-- Aim of the task --
Write each line out exactly, leaving none out.

[Charts and diagrams as code]
-------------------------

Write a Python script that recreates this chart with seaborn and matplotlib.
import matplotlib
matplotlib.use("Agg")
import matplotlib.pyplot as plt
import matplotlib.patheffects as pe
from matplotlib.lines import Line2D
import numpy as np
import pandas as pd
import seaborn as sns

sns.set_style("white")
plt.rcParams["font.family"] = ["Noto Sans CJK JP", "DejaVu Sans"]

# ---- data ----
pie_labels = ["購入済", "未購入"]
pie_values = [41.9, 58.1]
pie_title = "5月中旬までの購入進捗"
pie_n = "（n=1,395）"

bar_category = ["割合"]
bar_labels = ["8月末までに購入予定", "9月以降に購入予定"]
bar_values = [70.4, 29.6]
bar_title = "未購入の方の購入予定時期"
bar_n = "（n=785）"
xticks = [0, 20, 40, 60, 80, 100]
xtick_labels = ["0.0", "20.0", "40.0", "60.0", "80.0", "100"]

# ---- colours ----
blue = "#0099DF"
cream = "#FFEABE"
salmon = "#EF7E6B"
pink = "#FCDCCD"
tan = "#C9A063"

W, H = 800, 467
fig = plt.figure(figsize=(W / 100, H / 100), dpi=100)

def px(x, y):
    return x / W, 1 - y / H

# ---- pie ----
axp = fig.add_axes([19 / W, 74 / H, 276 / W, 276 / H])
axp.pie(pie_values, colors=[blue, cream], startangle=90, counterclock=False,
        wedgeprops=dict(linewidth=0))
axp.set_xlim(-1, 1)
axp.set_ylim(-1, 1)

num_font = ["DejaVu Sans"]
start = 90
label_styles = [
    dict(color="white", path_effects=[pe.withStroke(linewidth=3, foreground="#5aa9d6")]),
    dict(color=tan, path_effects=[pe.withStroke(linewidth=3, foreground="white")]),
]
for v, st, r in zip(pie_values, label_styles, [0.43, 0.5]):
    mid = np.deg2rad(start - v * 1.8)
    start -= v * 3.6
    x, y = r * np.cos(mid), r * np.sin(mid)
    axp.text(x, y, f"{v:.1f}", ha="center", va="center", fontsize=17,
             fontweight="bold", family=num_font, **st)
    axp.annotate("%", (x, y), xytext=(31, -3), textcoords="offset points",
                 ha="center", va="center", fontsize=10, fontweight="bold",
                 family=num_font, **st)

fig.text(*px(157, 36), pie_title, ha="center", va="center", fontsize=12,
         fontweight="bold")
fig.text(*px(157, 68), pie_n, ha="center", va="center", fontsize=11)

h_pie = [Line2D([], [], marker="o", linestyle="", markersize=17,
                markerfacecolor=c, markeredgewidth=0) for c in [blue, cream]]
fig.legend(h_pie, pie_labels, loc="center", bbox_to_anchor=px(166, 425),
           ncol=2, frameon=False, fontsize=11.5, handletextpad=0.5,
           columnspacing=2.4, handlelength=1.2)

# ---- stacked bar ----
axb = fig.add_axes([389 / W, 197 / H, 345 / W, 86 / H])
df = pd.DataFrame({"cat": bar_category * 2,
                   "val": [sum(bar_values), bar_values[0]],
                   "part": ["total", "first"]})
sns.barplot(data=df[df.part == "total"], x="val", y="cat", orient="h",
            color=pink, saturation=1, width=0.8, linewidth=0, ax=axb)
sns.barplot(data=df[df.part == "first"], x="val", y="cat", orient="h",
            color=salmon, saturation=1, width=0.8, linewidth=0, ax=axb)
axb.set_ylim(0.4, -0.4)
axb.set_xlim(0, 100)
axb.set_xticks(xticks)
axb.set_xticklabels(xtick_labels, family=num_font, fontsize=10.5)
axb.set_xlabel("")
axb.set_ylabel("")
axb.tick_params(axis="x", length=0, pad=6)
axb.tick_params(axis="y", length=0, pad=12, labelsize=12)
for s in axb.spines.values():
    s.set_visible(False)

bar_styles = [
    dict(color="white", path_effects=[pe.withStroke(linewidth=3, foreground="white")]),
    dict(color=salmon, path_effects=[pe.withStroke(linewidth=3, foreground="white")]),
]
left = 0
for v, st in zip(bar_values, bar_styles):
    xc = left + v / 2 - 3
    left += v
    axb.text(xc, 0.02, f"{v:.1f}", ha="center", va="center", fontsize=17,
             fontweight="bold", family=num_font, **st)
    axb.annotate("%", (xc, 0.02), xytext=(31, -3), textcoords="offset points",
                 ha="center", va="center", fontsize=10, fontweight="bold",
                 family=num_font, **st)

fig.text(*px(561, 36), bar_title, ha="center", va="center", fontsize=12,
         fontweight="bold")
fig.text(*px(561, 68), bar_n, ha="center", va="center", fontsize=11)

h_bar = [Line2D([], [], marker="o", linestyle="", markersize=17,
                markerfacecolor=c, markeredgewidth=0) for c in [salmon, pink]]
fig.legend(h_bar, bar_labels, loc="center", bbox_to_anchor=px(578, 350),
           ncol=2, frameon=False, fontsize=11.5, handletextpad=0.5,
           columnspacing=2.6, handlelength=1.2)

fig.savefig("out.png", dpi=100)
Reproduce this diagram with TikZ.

-------------------------

-- Solution for this problem --
Write a Python script that recreates this chart with seaborn and matplotlib.
import matplotlib
matplotlib.use("Agg")
import matplotlib.pyplot as plt
import matplotlib.patheffects as pe
from matplotlib.lines import Line2D
import numpy as np
import pandas as pd
import seaborn as sns

sns.set_style("white")
plt.rcParams["font.family"] = ["Noto Sans CJK JP", "DejaVu Sans"]

# ---- data ----
pie_labels = ["購入済", "未購入"]
pie_values = [41.9, 58.1]
pie_title = "5月中旬までの購入進捗"
pie_n = "（n=1,395）"

bar_category = ["割合"]
bar_labels = ["8月末までに購入予定", "9月以降に購入予定"]
bar_values = [70.4, 29.6]
bar_title = "未購入の方の購入予定時期"
bar_n = "（n=785）"
xticks = [0, 20, 40, 60, 80, 100]
xtick_labels = ["0.0", "20.0", "40.0", "60.0", "80.0", "100"]

# ---- colours ----
blue = "#0099DF"
cream = "#FFEABE"
salmon = "#EF7E6B"
pink = "#FCDCCD"
tan = "#C9A063"

W, H = 800, 467
fig = plt.figure(figsize=(W / 100, H / 100), dpi=100)

def px(x, y):
    return x / W, 1 - y / H

# ---- pie ----
axp = fig.add_axes([19 / W, 74 / H, 276 / W, 276 / H])
axp.pie(pie_values, colors=[blue, cream], startangle=90, counterclock=False,
        wedgeprops=dict(linewidth=0))
axp.set_xlim(-1, 1)
axp.set_ylim(-1, 1)

num_font = ["DejaVu Sans"]
start = 90
label_styles = [
    dict(color="white", path_effects=[pe.withStroke(linewidth=3, foreground="#5aa9d6")]),
    dict(color=tan, path_effects=[pe.withStroke(linewidth=3, foreground="white")]),
]
for v, st, r in zip(pie_values, label_styles, [0.43, 0.5]):
    mid = np.deg2rad(start - v * 1.8)
    start -= v * 3.6
    x, y = r * np.cos(mid), r * np.sin(mid)
    axp.text(x, y, f"{v:.1f}", ha="center", va="center", fontsize=17,
             fontweight="bold", family=num_font, **st)
    axp.annotate("%", (x, y), xytext=(31, -3), textcoords="offset points",
                 ha="center", va="center", fontsize=10, fontweight="bold",
                 family=num_font, **st)

fig.text(*px(157, 36), pie_title, ha="center", va="center", fontsize=12,
         fontweight="bold")
fig.text(*px(157, 68), pie_n, ha="center", va="center", fontsize=11)

h_pie = [Line2D([], [], marker="o", linestyle="", markersize=17,
                markerfacecolor=c, markeredgewidth=0) for c in [blue, cream]]
fig.legend(h_pie, pie_labels, loc="center", bbox_to_anchor=px(166, 425),
           ncol=2, frameon=False, fontsize=11.5, handletextpad=0.5,
           columnspacing=2.4, handlelength=1.2)

# ---- stacked bar ----
axb = fig.add_axes([389 / W, 197 / H, 345 / W, 86 / H])
df = pd.DataFrame({"cat": bar_category * 2,
                   "val": [sum(bar_values), bar_values[0]],
                   "part": ["total", "first"]})
sns.barplot(data=df[df.part == "total"], x="val", y="cat", orient="h",
            color=pink, saturation=1, width=0.8, linewidth=0, ax=axb)
sns.barplot(data=df[df.part == "first"], x="val", y="cat", orient="h",
            color=salmon, saturation=1, width=0.8, linewidth=0, ax=axb)
axb.set_ylim(0.4, -0.4)
axb.set_xlim(0, 100)
axb.set_xticks(xticks)
axb.set_xticklabels(xtick_labels, family=num_font, fontsize=10.5)
axb.set_xlabel("")
axb.set_ylabel("")
axb.tick_params(axis="x", length=0, pad=6)
axb.tick_params(axis="y", length=0, pad=12, labelsize=12)
for s in axb.spines.values():
    s.set_visible(False)

bar_styles = [
    dict(color="white", path_effects=[pe.withStroke(linewidth=3, foreground="white")]),
    dict(color=salmon, path_effects=[pe.withStroke(linewidth=3, foreground="white")]),
]
left = 0
for v, st in zip(bar_values, bar_styles):
    xc = left + v / 2 - 3
    left += v
    axb.text(xc, 0.02, f"{v:.1f}", ha="center", va="center", fontsize=17,
             fontweight="bold", family=num_font, **st)
    axb.annotate("%", (xc, 0.02), xytext=(31, -3), textcoords="offset points",
                 ha="center", va="center", fontsize=10, fontweight="bold",
                 family=num_font, **st)

fig.text(*px(561, 36), bar_title, ha="center", va="center", fontsize=12,
         fontweight="bold")
fig.text(*px(561, 68), bar_n, ha="center", va="center", fontsize=11)

h_bar = [Line2D([], [], marker="o", linestyle="", markersize=17,
                markerfacecolor=c, markeredgewidth=0) for c in [salmon, pink]]
fig.legend(h_bar, bar_labels, loc="center", bbox_to_anchor=px(578, 350),
           ncol=2, frameon=False, fontsize=11.5, handletextpad=0.5,
           columnspacing=2.6, handlelength=1.2)

fig.savefig("out.png", dpi=100)
Reproduce this diagram with TikZ.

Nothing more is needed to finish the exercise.